> SHORT PROBLEM
Pick out the lines below that contain the string "this" and copy them all.

(Entries with chart source code)
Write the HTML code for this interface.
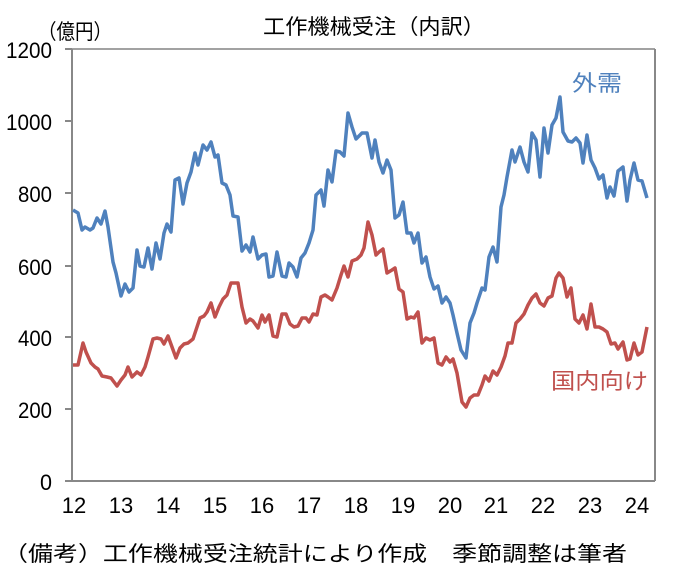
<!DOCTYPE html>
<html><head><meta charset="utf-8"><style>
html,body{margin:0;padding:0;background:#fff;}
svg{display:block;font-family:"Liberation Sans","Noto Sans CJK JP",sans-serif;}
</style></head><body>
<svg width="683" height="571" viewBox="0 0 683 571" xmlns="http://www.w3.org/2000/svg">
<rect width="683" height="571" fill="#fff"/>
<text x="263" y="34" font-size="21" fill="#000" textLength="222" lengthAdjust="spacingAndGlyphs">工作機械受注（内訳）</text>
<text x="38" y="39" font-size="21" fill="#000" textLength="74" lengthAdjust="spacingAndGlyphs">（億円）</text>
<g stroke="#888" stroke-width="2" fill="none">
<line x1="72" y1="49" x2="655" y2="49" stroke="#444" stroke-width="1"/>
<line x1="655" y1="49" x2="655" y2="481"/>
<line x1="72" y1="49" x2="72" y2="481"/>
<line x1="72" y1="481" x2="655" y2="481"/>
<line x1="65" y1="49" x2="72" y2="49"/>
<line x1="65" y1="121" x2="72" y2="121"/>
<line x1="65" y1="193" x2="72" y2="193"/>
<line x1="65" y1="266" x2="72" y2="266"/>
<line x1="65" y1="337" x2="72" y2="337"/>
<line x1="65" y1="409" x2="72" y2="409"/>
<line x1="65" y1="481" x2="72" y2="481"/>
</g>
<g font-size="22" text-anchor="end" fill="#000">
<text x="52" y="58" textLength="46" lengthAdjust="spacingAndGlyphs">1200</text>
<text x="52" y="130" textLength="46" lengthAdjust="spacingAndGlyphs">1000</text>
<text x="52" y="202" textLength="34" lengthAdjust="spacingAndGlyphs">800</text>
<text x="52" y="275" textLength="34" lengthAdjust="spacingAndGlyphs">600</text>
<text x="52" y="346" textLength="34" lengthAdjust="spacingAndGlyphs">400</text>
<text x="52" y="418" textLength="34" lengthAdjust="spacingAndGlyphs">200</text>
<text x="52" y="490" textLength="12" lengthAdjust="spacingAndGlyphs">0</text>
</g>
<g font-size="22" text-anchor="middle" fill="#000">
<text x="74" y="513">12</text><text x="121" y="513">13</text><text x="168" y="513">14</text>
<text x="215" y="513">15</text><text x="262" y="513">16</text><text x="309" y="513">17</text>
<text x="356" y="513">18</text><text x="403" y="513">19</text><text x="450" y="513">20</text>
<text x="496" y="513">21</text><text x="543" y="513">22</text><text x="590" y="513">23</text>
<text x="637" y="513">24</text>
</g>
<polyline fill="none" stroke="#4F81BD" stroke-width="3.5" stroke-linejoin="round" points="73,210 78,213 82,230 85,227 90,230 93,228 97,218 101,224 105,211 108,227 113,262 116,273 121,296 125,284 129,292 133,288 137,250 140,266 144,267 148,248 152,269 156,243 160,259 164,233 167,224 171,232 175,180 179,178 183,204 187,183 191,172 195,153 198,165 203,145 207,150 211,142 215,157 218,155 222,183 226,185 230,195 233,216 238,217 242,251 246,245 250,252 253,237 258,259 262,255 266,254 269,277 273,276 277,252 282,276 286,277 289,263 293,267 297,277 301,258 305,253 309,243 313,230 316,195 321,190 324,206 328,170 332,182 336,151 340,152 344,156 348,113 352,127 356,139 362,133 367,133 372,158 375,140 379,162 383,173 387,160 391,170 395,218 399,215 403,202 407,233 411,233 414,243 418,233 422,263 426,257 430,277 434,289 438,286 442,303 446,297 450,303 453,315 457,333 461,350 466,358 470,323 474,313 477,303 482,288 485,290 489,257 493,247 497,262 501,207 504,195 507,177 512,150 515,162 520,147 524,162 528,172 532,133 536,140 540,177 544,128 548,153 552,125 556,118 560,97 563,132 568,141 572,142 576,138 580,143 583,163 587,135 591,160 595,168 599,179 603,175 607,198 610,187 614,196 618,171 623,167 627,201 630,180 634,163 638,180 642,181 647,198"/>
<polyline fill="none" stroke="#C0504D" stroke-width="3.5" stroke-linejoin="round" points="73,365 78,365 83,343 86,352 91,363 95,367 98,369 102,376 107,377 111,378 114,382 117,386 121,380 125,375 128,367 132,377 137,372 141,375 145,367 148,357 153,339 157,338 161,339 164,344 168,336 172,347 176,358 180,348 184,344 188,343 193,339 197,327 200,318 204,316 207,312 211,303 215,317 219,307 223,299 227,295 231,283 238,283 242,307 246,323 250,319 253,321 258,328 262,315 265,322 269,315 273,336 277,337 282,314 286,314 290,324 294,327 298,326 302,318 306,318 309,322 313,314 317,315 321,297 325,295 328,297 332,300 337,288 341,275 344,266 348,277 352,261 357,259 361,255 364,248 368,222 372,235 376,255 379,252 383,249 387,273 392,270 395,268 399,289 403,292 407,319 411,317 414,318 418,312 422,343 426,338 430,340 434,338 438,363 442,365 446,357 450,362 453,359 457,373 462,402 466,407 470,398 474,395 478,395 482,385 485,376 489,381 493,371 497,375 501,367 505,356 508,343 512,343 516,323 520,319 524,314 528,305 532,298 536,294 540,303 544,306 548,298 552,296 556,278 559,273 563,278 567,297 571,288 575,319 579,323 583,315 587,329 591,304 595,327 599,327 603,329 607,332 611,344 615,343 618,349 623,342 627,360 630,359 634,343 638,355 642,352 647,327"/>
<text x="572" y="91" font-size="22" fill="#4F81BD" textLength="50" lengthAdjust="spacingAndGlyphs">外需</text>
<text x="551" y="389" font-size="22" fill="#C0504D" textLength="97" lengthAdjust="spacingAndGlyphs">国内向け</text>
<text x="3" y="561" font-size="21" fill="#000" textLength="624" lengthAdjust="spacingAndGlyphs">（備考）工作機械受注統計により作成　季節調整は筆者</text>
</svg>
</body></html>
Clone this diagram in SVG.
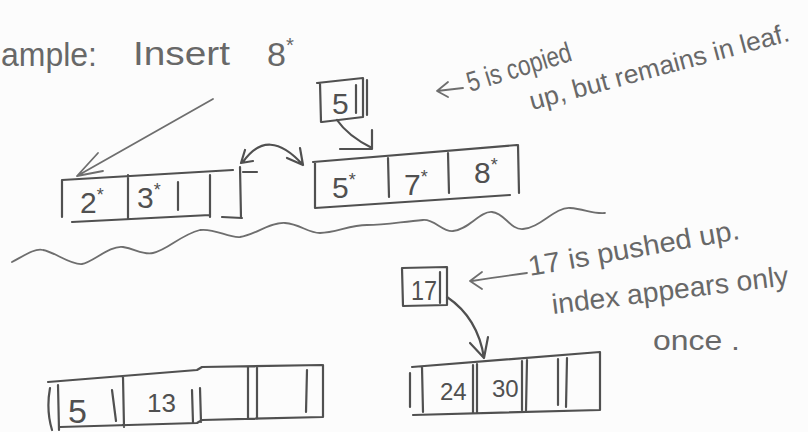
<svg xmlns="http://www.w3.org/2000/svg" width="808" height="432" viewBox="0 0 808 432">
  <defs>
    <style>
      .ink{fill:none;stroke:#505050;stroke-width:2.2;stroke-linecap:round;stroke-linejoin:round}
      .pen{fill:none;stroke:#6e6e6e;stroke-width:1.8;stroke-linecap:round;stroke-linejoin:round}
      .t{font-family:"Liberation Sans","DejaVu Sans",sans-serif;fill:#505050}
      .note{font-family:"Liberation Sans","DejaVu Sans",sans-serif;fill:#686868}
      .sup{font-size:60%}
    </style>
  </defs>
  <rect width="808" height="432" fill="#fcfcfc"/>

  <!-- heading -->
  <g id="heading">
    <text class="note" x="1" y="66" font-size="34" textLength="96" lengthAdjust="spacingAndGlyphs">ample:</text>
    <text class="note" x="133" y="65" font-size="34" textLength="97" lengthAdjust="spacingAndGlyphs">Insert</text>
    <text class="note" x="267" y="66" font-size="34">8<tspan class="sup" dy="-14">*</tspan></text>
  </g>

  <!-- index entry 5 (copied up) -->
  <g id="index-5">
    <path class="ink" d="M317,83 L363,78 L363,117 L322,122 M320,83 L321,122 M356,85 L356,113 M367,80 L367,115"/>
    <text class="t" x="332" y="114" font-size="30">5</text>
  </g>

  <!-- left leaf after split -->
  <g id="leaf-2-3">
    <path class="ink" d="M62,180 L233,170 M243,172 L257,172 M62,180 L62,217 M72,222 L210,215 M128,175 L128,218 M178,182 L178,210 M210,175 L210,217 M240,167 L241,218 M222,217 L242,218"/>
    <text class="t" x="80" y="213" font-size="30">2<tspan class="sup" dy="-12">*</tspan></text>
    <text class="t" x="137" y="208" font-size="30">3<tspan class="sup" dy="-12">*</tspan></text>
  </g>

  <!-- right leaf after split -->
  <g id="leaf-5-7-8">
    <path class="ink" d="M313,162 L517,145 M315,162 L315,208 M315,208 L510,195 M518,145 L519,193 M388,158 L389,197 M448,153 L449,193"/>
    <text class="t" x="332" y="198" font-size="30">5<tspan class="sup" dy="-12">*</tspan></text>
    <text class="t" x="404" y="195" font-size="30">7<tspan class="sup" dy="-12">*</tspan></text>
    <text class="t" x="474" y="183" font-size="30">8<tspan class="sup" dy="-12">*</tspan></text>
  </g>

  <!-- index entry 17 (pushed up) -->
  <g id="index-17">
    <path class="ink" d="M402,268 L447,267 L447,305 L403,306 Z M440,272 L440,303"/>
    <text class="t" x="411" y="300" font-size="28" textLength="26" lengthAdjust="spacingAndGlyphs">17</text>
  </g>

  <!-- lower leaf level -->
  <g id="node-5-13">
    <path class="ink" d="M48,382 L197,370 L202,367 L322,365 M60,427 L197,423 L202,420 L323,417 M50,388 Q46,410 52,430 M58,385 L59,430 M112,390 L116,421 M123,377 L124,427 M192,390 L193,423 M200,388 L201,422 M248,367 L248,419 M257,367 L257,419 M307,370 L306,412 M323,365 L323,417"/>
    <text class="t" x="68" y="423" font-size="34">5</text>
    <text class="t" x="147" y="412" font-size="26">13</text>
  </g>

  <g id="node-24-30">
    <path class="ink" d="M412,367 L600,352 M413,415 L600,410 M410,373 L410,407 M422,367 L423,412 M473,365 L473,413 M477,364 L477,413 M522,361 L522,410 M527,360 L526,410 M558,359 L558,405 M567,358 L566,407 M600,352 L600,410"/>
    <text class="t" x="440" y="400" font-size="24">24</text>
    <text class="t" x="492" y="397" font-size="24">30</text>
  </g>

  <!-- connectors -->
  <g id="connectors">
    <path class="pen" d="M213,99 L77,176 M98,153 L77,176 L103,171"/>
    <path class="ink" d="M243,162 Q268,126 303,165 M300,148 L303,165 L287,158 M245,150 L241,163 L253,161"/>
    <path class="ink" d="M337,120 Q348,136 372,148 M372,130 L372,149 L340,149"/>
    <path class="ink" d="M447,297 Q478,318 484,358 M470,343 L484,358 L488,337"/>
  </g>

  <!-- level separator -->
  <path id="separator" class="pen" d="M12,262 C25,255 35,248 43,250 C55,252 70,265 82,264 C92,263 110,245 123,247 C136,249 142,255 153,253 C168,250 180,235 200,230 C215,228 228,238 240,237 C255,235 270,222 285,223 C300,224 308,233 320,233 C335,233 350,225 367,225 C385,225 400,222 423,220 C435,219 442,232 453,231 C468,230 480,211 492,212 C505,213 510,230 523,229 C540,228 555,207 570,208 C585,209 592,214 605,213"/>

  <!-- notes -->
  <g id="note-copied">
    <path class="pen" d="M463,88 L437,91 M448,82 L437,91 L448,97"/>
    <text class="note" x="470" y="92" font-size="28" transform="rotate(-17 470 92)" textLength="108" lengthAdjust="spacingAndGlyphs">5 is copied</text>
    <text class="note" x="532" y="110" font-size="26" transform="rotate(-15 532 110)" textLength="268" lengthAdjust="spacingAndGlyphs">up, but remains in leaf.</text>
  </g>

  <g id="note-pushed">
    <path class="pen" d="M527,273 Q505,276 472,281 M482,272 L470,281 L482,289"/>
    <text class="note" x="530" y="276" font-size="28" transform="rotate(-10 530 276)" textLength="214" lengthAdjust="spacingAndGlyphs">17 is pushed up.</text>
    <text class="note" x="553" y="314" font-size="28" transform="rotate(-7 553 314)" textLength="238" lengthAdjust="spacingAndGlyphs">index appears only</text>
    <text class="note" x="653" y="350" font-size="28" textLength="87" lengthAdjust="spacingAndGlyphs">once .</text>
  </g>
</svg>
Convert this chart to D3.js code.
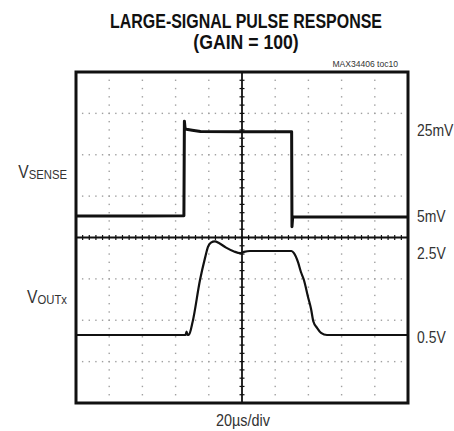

> REPLY TO THE TASK
Write the HTML code for this interface.
Clone this diagram in SVG.
Convert this chart to D3.js code.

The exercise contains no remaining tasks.